Our View: It’s a positive note that should have been diligently treaded by OIA since 1993 when it decided to trash partnership altogether.

It is refreshing to hear the new OIA helmsman Ferdinand (Danny) Aranza taking the lead to rebuild a broken bridge once used by both sides of the Pacific to bring issues of mutual interest under discussion.

It is especially refreshing that OIA will focus its attention on economic issues to assist the CNMI–what has and continues to be its fiduciary responsibility–attain not only a higher standard of living but a progressive standard of living. However the Clinton administration may be lame duck at this juncture, Aranza is tasked to demonstrate to this group of US Citizens that the “economic good times” doesn’t “leave anybody behind”, CNMI included.

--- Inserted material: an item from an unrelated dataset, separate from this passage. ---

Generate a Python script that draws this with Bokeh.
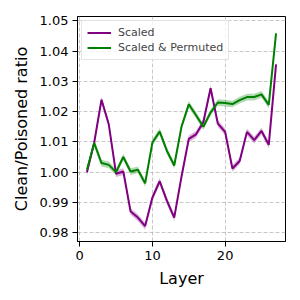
from bokeh.plotting import figure
from bokeh.embed import file_html
from bokeh.resources import INLINE
from bokeh.models import Range1d, FixedTicker, Legend, LegendItem
import numpy as np

layers = list(range(1, 28))
scaled = [1.000, 1.0098, 1.0239, 1.0158, 0.9995, 1.0002, 0.9870, 0.9850, 0.9822, 0.9916,
          0.9970, 0.9905, 0.9850, 0.9985, 1.0110, 1.0125, 1.0165, 1.0277, 1.0160, 1.0133,
          1.0012, 1.0037, 1.0133, 1.0106, 1.0136, 1.0090, 1.0356]
scaled_err = [0.0011] * 27
permuted = [1.0008, 1.0096, 1.0030, 1.0024, 1.0000, 1.0050, 1.0002, 1.0008, 0.9963, 1.0098,
            1.0134, 1.0070, 1.0022, 1.0150, 1.0224, 1.0188, 1.0150, 1.0197, 1.0230, 1.0228,
            1.0225, 1.0238, 1.0248, 1.0248, 1.0257, 1.0222, 1.0458]
permuted_err = [0.0011] * 27
x_ticks = [0, 10, 20]
y_ticks = [0.98, 0.99, 1.00, 1.01, 1.02, 1.03, 1.04, 1.05]

purple = "#800080"
green = "#008000"

p = figure(width=300, height=300, output_backend="svg", toolbar_location=None,
           x_range=Range1d(-0.3, 28.3), y_range=Range1d(0.9771, 1.0514),
           min_border_left=77, min_border_right=15, min_border_top=16, min_border_bottom=59)
p.frame_width = 208
p.frame_height = 225

x = np.array(layers)
s = np.array(scaled); se = np.array(scaled_err)
g = np.array(permuted); ge = np.array(permuted_err)

p.varea(x=x, y1=s - se, y2=s + se, fill_color=purple, fill_alpha=0.3)
p.varea(x=x, y1=g - ge, y2=g + ge, fill_color=green, fill_alpha=0.3)
r1 = p.line(x, s, line_color=purple, line_width=2)
r2 = p.line(x, g, line_color=green, line_width=2)

legend = Legend(items=[LegendItem(label="Scaled", renderers=[r1]),
                       LegendItem(label="Scaled & Permuted", renderers=[r2])],
                location="top_left")
legend.label_text_font = "DejaVu Sans"
legend.label_text_font_size = "11px"
legend.glyph_width = 24
legend.glyph_height = 13
legend.label_height = 13
legend.label_standoff = 7
legend.spacing = 2
legend.padding = 5
legend.margin = 4
legend.border_line_color = "#cccccc"
legend.border_line_width = 1
legend.background_fill_alpha = 0.8
p.add_layout(legend)

p.xaxis.ticker = FixedTicker(ticks=x_ticks)
p.yaxis.ticker = FixedTicker(ticks=y_ticks)
p.yaxis.major_label_overrides = {t: f"{t:.2f}" for t in y_ticks}
p.xaxis.axis_label = "Layer"
p.yaxis.axis_label = "Clean/Poisoned ratio"
for ax in [p.xaxis[0], p.yaxis[0]]:
    ax.axis_label_text_font = "DejaVu Sans"
    ax.axis_label_text_font_size = "16px"
    ax.axis_label_text_font_style = "normal"
    ax.axis_label_text_color = "black"
    ax.major_label_text_font = "DejaVu Sans"
    ax.major_label_text_font_size = "13px"
    ax.major_label_text_color = "black"
    ax.minor_tick_line_color = None
    ax.major_tick_out = 5
    ax.major_tick_in = 0
    ax.major_tick_line_color = "black"
    ax.axis_line_color = "black"
    ax.axis_label_standoff = 6
    ax.major_label_standoff = 4

p.outline_line_color = "black"
p.outline_line_width = 1
p.grid.grid_line_color = "#b0b0b0"
p.grid.grid_line_alpha = 0.7
p.grid.grid_line_dash = "4 2"
p.grid.grid_line_width = 1

open("out.html", "w").write(file_html(p, INLINE))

Equally important in rebuilding this partnership is the ability of the Clinton administration to exercise the equal application of federal policy to any and all insular areas. In other words, it can’t play favorite by granting American Samoa an industry wage yet take the punitive attitude to do otherwise with the CNMI. Both places have the service and manufacturing industries to strengthen and refine in its dedicated efforts to improve locally generated revenues.

Here at home, local leadership must equally be proactive in the enforcement of laws, an area that definitely leaves much to be desired. Furthermore, we seem to have neglected addressing and resolving qualitative issues that affect our people since the bubble years of the local economy. We never prepared for that rainy day and that rainy day has descended on these isles since three years ago. Revenue has plummeted from a projected $246 million to $210 million for the new fiscal year and still sliding further south.

It is dizzying how we’ve allowed–with our grand sense of mañana–some 2000-plus tourist related businesses to shut their doors permanently. We had the agility to tax them to death with umpteen number of strangling regulations and crumble to pieces in our own fragility when local revenue generation took a major slide into the thirty percentile in the tourism industry.

The uncertainties and instability of the CNMI as an investment venue so planted in the minds of prospective investors revolving around OIA’s federal takeover bid have definitely derailed any decency in encouraging last investments. Local government must buckle down to assisting midsize and small businesses with economic stimulus plans in addition to addressing and resolving qualitative issues of the people it promises to render brighter tomorrows under its tutorship. This is the time to do it. Si Yuus Maase`!